__Task goal__
Take the listing from its first line through the line that contains "0.51, 0.26, 0];" and please retype those lines exactly, leaving out the pictures.

- - - - - - -

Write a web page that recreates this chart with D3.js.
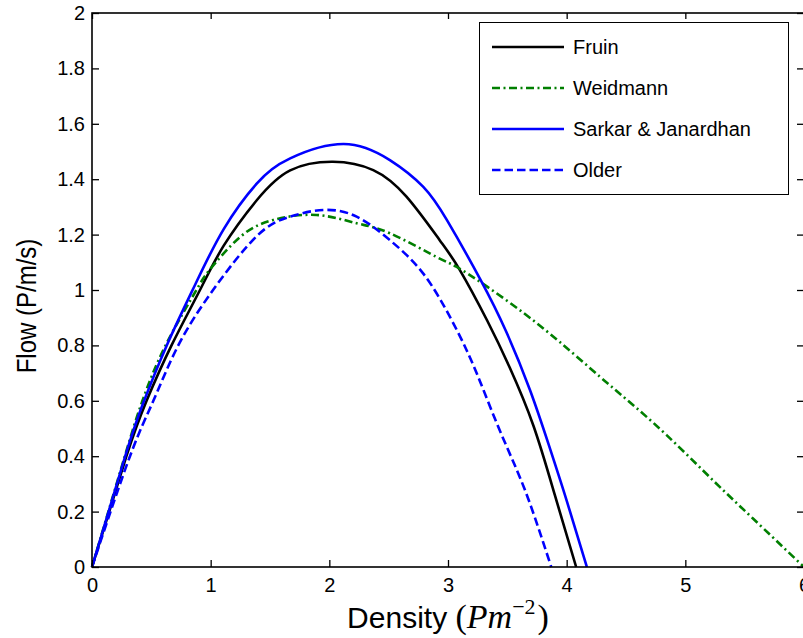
<!DOCTYPE html>
<html>
<head>
<meta charset="utf-8">
<script src="https://cdn.jsdelivr.net/npm/d3@7"></script>
<style>
  body { margin: 0; background: #fff; }
  text { font-family: "Liberation Sans", Arial, sans-serif; }
</style>
</head>
<body>
<div id="vis"></div>
<script>
// values (density in P/m^2, flow in P/m/s)
const fruinK = [0, 0.29, 0.46, 0.67, 0.91, 1.11, 1.39, 1.67, 2.03, 2.37, 2.65, 2.93, 3.10, 3.33, 3.52, 3.72, 3.90, 4.08];
const fruinQ = [0, 0.4, 0.6, 0.8, 1.0, 1.16, 1.325, 1.432, 1.463, 1.433, 1.337, 1.18, 1.072, 0.89, 0.72, 0.51, 0.26, 0];

const weidK = [0, 0.28, 0.425, 0.62, 0.88, 0.99, 1.25, 1.53, 1.89, 2.23, 2.51, 2.9, 3.07, 3.33, 3.64, 3.94, 4.28, 4.51, 4.84, 5.24, 5.57, 6.0];
const weidQ = [0, 0.405, 0.6, 0.8, 1.0, 1.072, 1.192, 1.253, 1.271, 1.241, 1.205, 1.12, 1.084, 1.012, 0.916, 0.813, 0.687, 0.603, 0.477, 0.31, 0.175, 0];

const sarkarK = [0, 0.28, 0.43, 0.63, 0.87, 1.11, 1.39, 1.67, 2.12, 2.51, 2.79, 2.99, 3.27, 3.49, 3.69, 3.85, 4.0, 4.17];
const sarkarQ = [0, 0.4, 0.59, 0.8, 1.02, 1.22, 1.385, 1.475, 1.527, 1.469, 1.373, 1.253, 1.04, 0.85, 0.64, 0.44, 0.24, 0];

const olderK = [0, 0.32, 0.517, 0.727, 1.02, 1.39, 1.67, 1.95, 2.23, 2.51, 2.79, 3.02, 3.16, 3.27, 3.41, 3.55, 3.69, 3.87];
const olderQ = [0, 0.4, 0.6, 0.8, 1.0, 1.195, 1.265, 1.289, 1.265, 1.18, 1.06, 0.9, 0.78, 0.67, 0.52, 0.38, 0.23, 0];

const seriesNames = ["Fruin", "Weidmann", "Sarkar & Janardhan", "Older"];
const xTicks = [0, 1, 2, 3, 4, 5, 6];
const yTicks = [0, 0.2, 0.4, 0.6, 0.8, 1, 1.2, 1.4, 1.6, 1.8, 2];

const colors = ["#000000", "#007f00", "#0000ff", "#0000ff"];
const dashes = [null, "8,3.5,2,3.5", null, "8.5,4"];

const series = [
    {name: seriesNames[0], pts: fruinK.map((k, i) => [k, fruinQ[i]])},
    {name: seriesNames[1], pts: weidK.map((k, i) => [k, weidQ[i]])},
    {name: seriesNames[2], pts: sarkarK.map((k, i) => [k, sarkarQ[i]])},
    {name: seriesNames[3], pts: olderK.map((k, i) => [k, olderQ[i]])}
];

const svg = d3.select("#vis").append("svg")
    .attr("width", 803).attr("height", 638);

const x = d3.scaleLinear().domain([0, 6]).range([92, 804]);
const y = d3.scaleLinear().domain([0, 2]).range([567, 13]);

// curves (drawn first so the frame sits on top)
const line = d3.line()
    .x(d => x(d[0]))
    .y(d => y(d[1]))
    .curve(d3.curveNatural);

svg.selectAll(".curve")
    .data(series)
    .join("path")
    .attr("class", "curve")
    .attr("d", d => line(d.pts))
    .attr("fill", "none")
    .attr("stroke", (_, i) => colors[i])
    .attr("stroke-width", 2.6)
    .attr("stroke-dasharray", (_, i) => dashes[i]);

// axes, ticks pointing inward
svg.append("g")
    .attr("transform", "translate(0,567)")
    .call(d3.axisBottom(x).tickValues(xTicks).tickSize(-7).tickPadding(11).tickFormat(d3.format("d")))
    .call(g => g.select(".domain").remove())
    .call(g => g.selectAll("text").style("font-size", "20px").attr("fill", "#000"));

svg.append("g")
    .attr("transform", "translate(92,0)")
    .call(d3.axisLeft(y).tickValues(yTicks).tickSize(-7).tickPadding(7).tickFormat(d => d3.format("")(+d.toFixed(1))))
    .call(g => g.select(".domain").remove())
    .call(g => g.selectAll("text").style("font-size", "20px").attr("fill", "#000"));

svg.append("g")
    .attr("transform", "translate(0,13)")
    .call(d3.axisTop(x).tickValues(xTicks).tickSize(-6).tickFormat(""))
    .call(g => g.select(".domain").remove());

svg.append("g")
    .attr("transform", "translate(804,0)")
    .call(d3.axisRight(y).tickValues(yTicks).tickSize(-7).tickFormat(""))
    .call(g => g.select(".domain").remove());

svg.selectAll(".tick line").attr("stroke", "#000").attr("stroke-width", 1.3);

svg.append("rect")
    .attr("x", 92).attr("y", 13)
    .attr("width", 804 - 92).attr("height", 567 - 13)
    .attr("fill", "none")
    .attr("stroke", "#000")
    .attr("stroke-width", 1.6);

// axis labels
const xl = svg.append("text")
    .attr("x", 448).attr("y", 628)
    .attr("text-anchor", "middle")
    .style("font-size", "30px")
    .attr("fill", "#000");
xl.append("tspan").text("Density ");
xl.append("tspan").text("(").style("font-family", "Liberation Serif, serif").style("font-size", "34px");
xl.append("tspan").text("Pm").style("font-family", "Liberation Serif, serif").style("font-style", "italic").style("font-size", "34px");
xl.append("tspan").text("\u22122").attr("dy", -14).style("font-size", "22px").style("font-family", "Liberation Serif, serif");
xl.append("tspan").text(")").attr("dy", 14).attr("dx", 2).style("font-family", "Liberation Serif, serif").style("font-size", "34px");

svg.append("text")
    .attr("transform", "translate(36,306) rotate(-90) scale(1,1.15)")
    .attr("text-anchor", "middle")
    .style("font-size", "24px")
    .attr("fill", "#000")
    .text("Flow (P/m/s)");

// legend
const legend = svg.append("g");
legend.append("rect")
    .attr("x", 479.5).attr("y", 22.5)
    .attr("width", 309).attr("height", 172)
    .attr("fill", "#fff")
    .attr("stroke", "#000")
    .attr("stroke-width", 1);

const rows = legend.selectAll(".entry")
    .data(seriesNames)
    .join("g")
    .attr("class", "entry")
    .attr("transform", (_, i) => `translate(0, ${47 + i * 41})`);

rows.append("line")
    .attr("x1", 492).attr("x2", 564)
    .attr("stroke", (_, i) => colors[i])
    .attr("stroke-width", 2.6)
    .attr("stroke-dasharray", (_, i) => dashes[i]);

rows.append("text")
    .attr("x", 573).attr("y", 7)
    .style("font-size", "20px")
    .attr("fill", "#000")
    .text(d => d);
</script>
</body>
</html>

- - - - - - -

__Output for this task__
Write a web page that recreates this chart with D3.js.
<!DOCTYPE html>
<html>
<head>
<meta charset="utf-8">
<script src="https://cdn.jsdelivr.net/npm/d3@7"></script>
<style>
  body { margin: 0; background: #fff; }
  text { font-family: "Liberation Sans", Arial, sans-serif; }
</style>
</head>
<body>
<div id="vis"></div>
<script>
// values (density in P/m^2, flow in P/m/s)
const fruinK = [0, 0.29, 0.46, 0.67, 0.91, 1.11, 1.39, 1.67, 2.03, 2.37, 2.65, 2.93, 3.10, 3.33, 3.52, 3.72, 3.90, 4.08];
const fruinQ = [0, 0.4, 0.6, 0.8, 1.0, 1.16, 1.325, 1.432, 1.463, 1.433, 1.337, 1.18, 1.072, 0.89, 0.72, 0.51, 0.26, 0];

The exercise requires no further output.